There seem to be two separate issues here; the first is that of justified use of (deadly)force to prevent the commission of a felony and the second is the premediated use of (deadly)force to seek revenge. Child molestation is a crime. Premeditated murder is also a crime. The pedophile and the murderer share the same cell as well they should. Parents who saddle the high horse of righteous revenge and call it “protecting the children” give me a stiff pain in the neck. If you don’t see it their way- well you must not have children (that’s supposed to shut you up- because you’re not on firm ground for discourse). Meanwhile, would I seek a remedy from a doctor having a heart attack? Why then would I seek justice from a victim? That’s why there is a system of law- imperfect though it is- where the people repsonsible for deciding punishment are not the victims or family of victims.
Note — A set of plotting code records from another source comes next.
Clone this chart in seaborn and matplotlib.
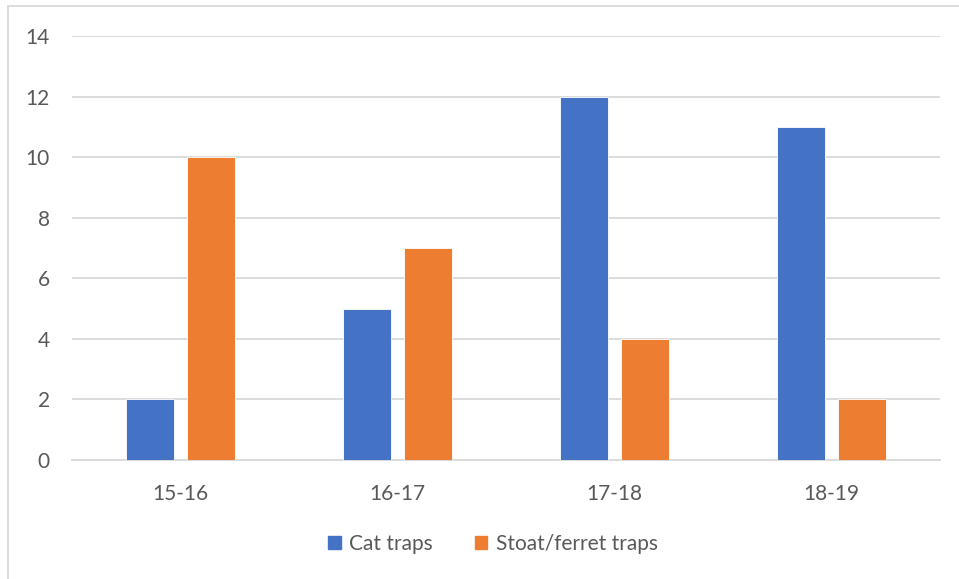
import matplotlib
matplotlib.use("Agg")
import matplotlib.pyplot as plt
import matplotlib.patches as mpatches
import pandas as pd
import seaborn as sns

seasons = ["15-16", "16-17", "17-18", "18-19"]
cat_traps = [2, 5, 12, 11]
stoat_ferret_traps = [10, 7, 4, 2]
series_names = ["Cat traps", "Stoat/ferret traps"]
colors = ["#4472C4", "#ED7D31"]
y_ticks = [0, 2, 4, 6, 8, 10, 12, 14]

df = pd.DataFrame({
    "season": seasons * 2,
    "count": cat_traps + stoat_ferret_traps,
    "trap": [series_names[0]] * len(seasons) + [series_names[1]] * len(seasons),
})

sns.set_theme(style="white")
plt.rcParams["font.family"] = ["Lato", "DejaVu Sans"]
text_color = "#595959"
grid_color = "#D9D9D9"

fig = plt.figure(figsize=(9.59, 5.79), dpi=100)
ax = fig.add_axes([72 / 959, 1 - 460 / 579, (940 - 72) / 959, (460 - 36) / 579])

sns.barplot(data=df, x="season", y="count", hue="trap", order=seasons,
            hue_order=series_names, palette=colors, width=0.567, gap=0.22,
            saturation=1, ax=ax, legend=False, zorder=3, linewidth=0.6,
            edgecolor="white")

ax.set_xlim(-0.5, 3.5)
ax.set_ylim(0, 14)
ax.set_yticks(y_ticks)
ax.set_yticklabels([str(t) for t in y_ticks])
ax.yaxis.grid(True, color=grid_color, linewidth=1.3, zorder=0)
ax.set_axisbelow(True)
for side in ["top", "right", "left"]:
    ax.spines[side].set_visible(False)
ax.spines["bottom"].set_color(grid_color)
ax.spines["bottom"].set_linewidth(1.3)
ax.set_xlabel("")
ax.set_ylabel("")
ax.tick_params(axis="both", length=0, labelsize=15, labelcolor=text_color)
ax.tick_params(axis="y", pad=16)
ax.tick_params(axis="x", pad=17)

handles = [mpatches.Patch(color=c, label=n) for c, n in zip(colors, series_names)]
leg = fig.legend(handles=handles, loc="center", bbox_to_anchor=(493 / 959, 1 - 544 / 579),
                 ncol=2, frameon=False, fontsize=15, handlelength=0.6, handleheight=0.6,
                 handletextpad=0.4, columnspacing=2.0)
for t in leg.get_texts():
    t.set_color(text_color)

# chart frame
fig.patches.append(mpatches.Rectangle((8 / 959, -0.02), 1.1, 1 - 6 / 579 + 0.02,
                                      transform=fig.transFigure, fill=False,
                                      edgecolor=grid_color, linewidth=1.3))

fig.savefig("out.png", dpi=100)
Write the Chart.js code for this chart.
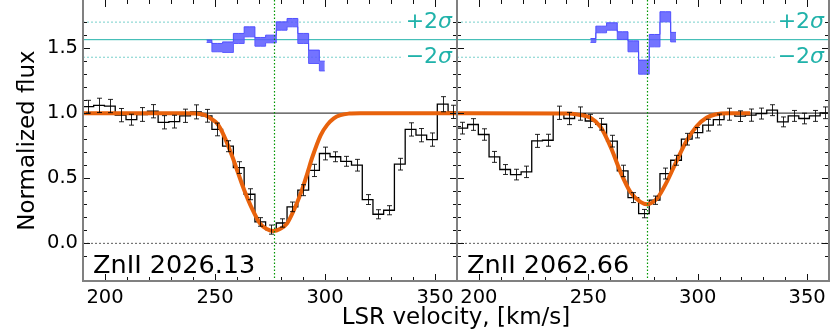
<!DOCTYPE html>
<html>
<head>
<meta charset="utf-8">
<script src="https://cdn.jsdelivr.net/npm/chart.js@4.4.1/dist/chart.umd.min.js"></script>
<style>
  html, body { margin: 0; padding: 0; background: #fff; }
  #wrap { position: relative; width: 830px; height: 332px; overflow: hidden; }
  canvas { position: absolute; top: 0; }
  #leftPanel { left: 0; }
  #rightPanel { left: 83px; }
</style>
</head>
<body>
<div id="wrap">
  <canvas id="leftPanel" width="460" height="332"></canvas>
  <canvas id="rightPanel" width="747" height="332"></canvas>
</div>
<script>
// velocity bin centres (km/s), same grid for both transitions
const velocity = [187.5, 192.4, 197.3, 202.2, 207.1, 212.0, 216.9, 221.7, 226.6, 231.5,
    236.4, 241.3, 246.2, 251.0, 255.9, 260.8, 265.7, 270.6, 275.4, 280.3,
    285.2, 290.1, 295.0, 299.9, 304.7, 309.6, 314.5, 319.4, 324.2, 329.1,
    334.0, 338.9, 343.8, 348.6, 353.5, 358.4, 363.3];

// ZnII 2026.13
const flux2026 = [1.05, 1.05, 1.06, 1.055, 0.985, 0.95, 0.99, 1.015, 0.93, 0.935,
    0.98, 1.01, 0.98, 0.875, 0.746, 0.582, 0.377, 0.164, 0.105, 0.156,
    0.28, 0.408, 0.56, 0.69, 0.665, 0.63, 0.6, 0.336, 0.223, 0.254,
    0.608, 0.875, 0.831, 0.797, 1.069, 1.01, 1.0];
const err2026 = [0.05, 0.049, 0.055, 0.051, 0.051, 0.042, 0.053, 0.051, 0.051, 0.049,
    0.051, 0.054, 0.049, 0.049, 0.042, 0.045, 0.042, 0.033, 0.035, 0.032,
    0.037, 0.042, 0.047, 0.049, 0.038, 0.038, 0.045, 0.038, 0.035, 0.035,
    0.045, 0.051, 0.051, 0.051, 0.058, 0.051, 0.05];

// ZnII 2062.66
const flux2062 = [0.885, 0.885, 0.913, 0.836, 0.664, 0.567, 0.528, 0.549, 0.787, 0.792,
    1.003, 0.959, 0.997, 0.94, 0.915, 0.785, 0.556, 0.351, 0.228, 0.331,
    0.536, 0.638, 0.80, 0.85, 0.908, 0.951, 0.992, 0.977, 0.985, 0.997,
    1.023, 0.933, 0.979, 0.959, 0.979, 1.003, 1.0];
const err2062 = [0.045, 0.045, 0.045, 0.044, 0.042, 0.038, 0.041, 0.044, 0.05, 0.046,
    0.051, 0.047, 0.051, 0.051, 0.045, 0.045, 0.044, 0.038, 0.032, 0.032,
    0.042, 0.038, 0.045, 0.04, 0.045, 0.042, 0.046, 0.041, 0.047, 0.042,
    0.042, 0.038, 0.042, 0.041, 0.042, 0.045, 0.045];

// fitted profiles
const modelVel2026 = [190, 236, 241, 245.5, 248, 251, 254, 257.9, 260.5, 263.3, 267, 270.5, 273.5,
    276.6, 279.5, 282.7, 286, 289.5, 292, 294.3, 298, 301, 304, 307, 311, 316, 360];
const model2026 = [1.0, 1.0, 0.997, 0.985, 0.96, 0.92, 0.83, 0.665, 0.54, 0.408, 0.26, 0.151, 0.11,
    0.095, 0.11, 0.151, 0.26, 0.408, 0.54, 0.665, 0.83, 0.91, 0.96, 0.985, 0.997, 1.0, 1.0];
const modelVel2062 = [190, 240, 245, 251, 255.6, 260.2, 264.7, 269.2, 273.8, 276.8,
    281.4, 285.9, 290.5, 295, 299.5, 304, 308, 314, 324];
const model2062 = [1.0, 0.997, 0.99, 0.965, 0.895, 0.741, 0.549, 0.395, 0.318, 0.3,
    0.344, 0.472, 0.638, 0.79, 0.9, 0.965, 0.99, 1.0, 1.0];

// residual bands (shifted up to 1.565)
const residVel2026 = [246.2, 251.0, 255.9, 260.8, 265.7, 270.6, 275.4, 280.3, 285.2, 290.1, 295.0, 299.9];
const residHigh2026 = [1.562, 1.536, 1.548, 1.613, 1.664, 1.582, 1.600, 1.702, 1.728, 1.613, 1.485, 1.400];
const residLow2026 = [1.544, 1.472, 1.467, 1.536, 1.587, 1.515, 1.541, 1.638, 1.664, 1.536, 1.382, 1.325];
const residVel2062 = [251.0, 255.9, 260.8, 265.7, 270.6, 275.4, 280.3, 285.2, 290.1];
const residHigh2062 = [1.574, 1.669, 1.695, 1.626, 1.556, 1.408, 1.605, 1.780, 1.621];
const residLow2062 = [1.544, 1.618, 1.638, 1.567, 1.472, 1.300, 1.510, 1.702, 1.548];

const xTickLabels = [200, 250, 300, 350];
const yTickLabels = [0.0, 0.5, 1.0, 1.5];
const xMin = 190, xMax = 360, yMin = -0.29, yMax = 1.87;
const lineCentre = 276.7;
const residMid = 1.565, residPlus = 1.70, residMinus = 1.43, residLineEnd = 335.5;

const FONT = "'DejaVu Sans', sans-serif";
Chart.defaults.font.family = FONT;
Chart.defaults.color = '#000';

const TEAL = '#20b2aa';
const ORANGE = '#e8620c';

function pts(xs, ys) {
    return xs.map((v, i) => ({x: v, y: ys[i]}));
}

function flat(yv, x0, x1) {
    return [{x: x0, y: yv}, {x: x1, y: yv}];
}

// "+2" upright, sigma italic like mathtext, right aligned at xr
function sigmaLabel(ctx, prefix, xr, yc) {
    const up = '22px ' + FONT, it = 'italic 22px ' + FONT;
    ctx.font = it;
    const ws = ctx.measureText('\u03c3').width;
    ctx.font = up;
    const wp = ctx.measureText(prefix).width;
    ctx.textAlign = 'left';
    ctx.fillText(prefix, xr - ws - wp, yc);
    ctx.font = it;
    ctx.fillText('\u03c3', xr - ws, yc);
}

// error bars, line centre, frame with inward ticks, labels
function decor(spec) {
    return {
        id: 'decor',
        afterDatasetsDraw(chart) {
            const {ctx, chartArea: a, scales: {x, y}} = chart;
            ctx.save();
            ctx.beginPath();
            ctx.rect(a.left, a.top, a.right - a.left, a.bottom - a.top);
            ctx.clip();
            ctx.strokeStyle = 'rgba(0,0,0,0.85)';
            ctx.lineWidth = 1;
            spec.vel.forEach((v, i) => {
                if (v < xMin || v > xMax) return;
                const px = Math.round(x.getPixelForValue(v)) + 0.5;
                const y1 = y.getPixelForValue(spec.flux[i] + spec.err[i]);
                const y2 = y.getPixelForValue(spec.flux[i] - spec.err[i]);
                ctx.beginPath();
                ctx.moveTo(px, y1); ctx.lineTo(px, y2);
                ctx.moveTo(px - 2.5, y1); ctx.lineTo(px + 2.5, y1);
                ctx.moveTo(px - 2.5, y2); ctx.lineTo(px + 2.5, y2);
                ctx.stroke();
            });
            // line centre
            const cx = Math.round(x.getPixelForValue(lineCentre)) + 0.5;
            ctx.strokeStyle = 'rgb(0,150,0)';
            ctx.lineWidth = 1.2;
            ctx.setLineDash([1.5, 2]);
            ctx.beginPath();
            ctx.moveTo(cx, a.top); ctx.lineTo(cx, a.bottom);
            ctx.stroke();
            ctx.setLineDash([]);
            // labels
            ctx.fillStyle = '#000';
            ctx.font = '25.5px ' + FONT;
            ctx.textAlign = 'left';
            ctx.textBaseline = 'alphabetic';
            ctx.fillText(spec.label, a.left + 10, a.bottom - 8);
            ctx.fillStyle = TEAL;
            ctx.textBaseline = 'middle';
            sigmaLabel(ctx, '+2', a.right - 5, y.getPixelForValue(residPlus));
            sigmaLabel(ctx, '\u22122', a.right - 5, y.getPixelForValue(residMinus));
            ctx.restore();
        },
        afterDraw(chart) {
            const {ctx, chartArea: a, scales: {x, y}} = chart;
            ctx.save();
            ctx.strokeStyle = '#111';
            ctx.lineWidth = 1;
            ctx.beginPath();
            x.ticks.forEach(t => {
                const v = t.value;
                if (v <= xMin || v >= xMax || v % 10 !== 0) return;
                const len = v % 50 === 0 ? 7 : 4;
                const px = Math.round(x.getPixelForValue(v)) + 0.5;
                ctx.moveTo(px, a.bottom); ctx.lineTo(px, a.bottom - len);
                ctx.moveTo(px, a.top); ctx.lineTo(px, a.top + len);
            });
            y.ticks.forEach(t => {
                const v = t.value;
                if (Math.abs(v * 10 - Math.round(v * 10)) > 1e-6) return;
                const major = Math.abs(v * 2 - Math.round(v * 2)) < 1e-6;
                const len = major ? 7 : 4;
                const py = Math.round(y.getPixelForValue(v)) + 0.5;
                ctx.moveTo(a.left, py); ctx.lineTo(a.left + len, py);
                ctx.moveTo(a.right, py); ctx.lineTo(a.right - len, py);
            });
            ctx.stroke();
            ctx.strokeStyle = '#808080';
            ctx.lineWidth = 2;
            ctx.beginPath();
            ctx.moveTo(a.left, a.top); ctx.lineTo(a.left, a.bottom);
            ctx.lineTo(a.right, a.bottom); ctx.lineTo(a.right, a.top);
            ctx.stroke();
            ctx.restore();
        }
    };
}

function makePanel(canvasId, spec) {
    const datasets = [
        {data: pts(spec.modelVel, spec.model), borderColor: ORANGE, borderWidth: 4,
            cubicInterpolationMode: 'monotone', order: 1},
        {data: pts(velocity, spec.flux), borderColor: '#000', borderWidth: 1.3,
            stepped: 'middle', order: 2},
        {data: pts(spec.residVel, spec.residHigh), borderColor: 'rgba(70,70,255,0.9)', borderWidth: 1,
            backgroundColor: 'rgba(90,90,255,0.85)', stepped: 'middle', fill: '+1', order: 3},
        {data: pts(spec.residVel, spec.residLow), borderColor: 'rgba(70,70,255,0.9)', borderWidth: 1,
            stepped: 'middle', order: 3},
        {data: flat(residMid, xMin, xMax), borderColor: TEAL, borderWidth: 1, order: 4},
        {data: flat(residPlus, xMin, residLineEnd), borderColor: 'rgba(32,178,170,0.6)', borderWidth: 1,
            borderDash: [2, 2], order: 4},
        {data: flat(residMinus, xMin, residLineEnd), borderColor: 'rgba(32,178,170,0.6)', borderWidth: 1,
            borderDash: [2, 2], order: 4},
        {data: flat(1.0, xMin, xMax), borderColor: '#444', borderWidth: 1.2, order: 5},
        {data: flat(0.0, xMin, xMax), borderColor: '#333', borderWidth: 0.8, borderDash: [2, 2], order: 5}
    ];

    return new Chart(document.getElementById(canvasId), {
        type: 'line',
        data: {datasets: datasets},
        plugins: [decor(spec)],
        options: {
            responsive: false,
            animation: false,
            events: [],
            layout: {padding: {top: 0, bottom: 0, left: 0, right: spec.padRight}},
            elements: {point: {radius: 0}, line: {fill: false}},
            plugins: {
                legend: {display: false},
                tooltip: {enabled: false},
                title: spec.xTitle ? {
                    display: true,
                    text: 'LSR velocity, [km/s]',
                    position: 'bottom',
                    color: '#000',
                    font: {size: 23, family: FONT, weight: 'normal'},
                    padding: {top: 0, bottom: 0}
                } : {display: false}
            },
            scales: {
                x: {
                    type: 'linear',
                    min: xMin,
                    max: xMax,
                    grid: {display: false, drawTicks: false},
                    border: {display: false},
                    ticks: {
                        stepSize: 10,
                        autoSkip: false,
                        maxRotation: 0,
                        padding: 5,
                        color: '#000',
                        font: {size: 19.5},
                        callback: v => xTickLabels.includes(v) ? String(v) : ''
                    },
                    afterFit: s => {
                        s.height = spec.xAxisHeight;
                        s.paddingLeft = 0;
                        s.paddingRight = 0;
                    }
                },
                y: {
                    type: 'linear',
                    min: yMin,
                    max: yMax,
                    grid: {display: false, drawTicks: false},
                    border: {display: false},
                    ticks: {
                        display: spec.yLabels,
                        stepSize: 0.1,
                        autoSkip: false,
                        padding: 5,
                        color: '#000',
                        font: {size: 19.5},
                        callback: v => yTickLabels.some(t => Math.abs(t - v) < 1e-6) ? v.toFixed(1) : ''
                    },
                    title: {
                        display: spec.yLabels,
                        text: 'Normalized flux',
                        color: '#000',
                        font: {size: 23},
                        padding: {top: 14, bottom: 0}
                    },
                    afterFit: s => {
                        s.width = spec.yAxisWidth;
                        s.paddingTop = 0;
                        s.paddingBottom = 0;
                    }
                }
            }
        }
    });
}

makePanel('leftPanel', {
    label: 'ZnII 2026.13',
    vel: velocity, flux: flux2026, err: err2026,
    modelVel: modelVel2026, model: model2026,
    residVel: residVel2026, residHigh: residHigh2026, residLow: residLow2026,
    yLabels: true, yAxisWidth: 83, xAxisHeight: 51, padRight: 3, xTitle: false
});

makePanel('rightPanel', {
    label: 'ZnII 2062.66',
    vel: velocity, flux: flux2062, err: err2062,
    modelVel: modelVel2062, model: model2062,
    residVel: residVel2062, residHigh: residHigh2062, residLow: residLow2062,
    yLabels: false, yAxisWidth: 374, xAxisHeight: 23.4, padRight: 1, xTitle: true
});
</script>
</body>
</html>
And then of course, if you condemn their bad act (even a theoretical one) you must be defending the child molesters (an equally effective tactic of villifying your opponent in order to get them to go away quietly). Meanwhile being neither a parent nor a child molester I would not, for anything, trade perverts for murderers if the equation was based on calling the murderer slightly better. That kind of justice is injustice.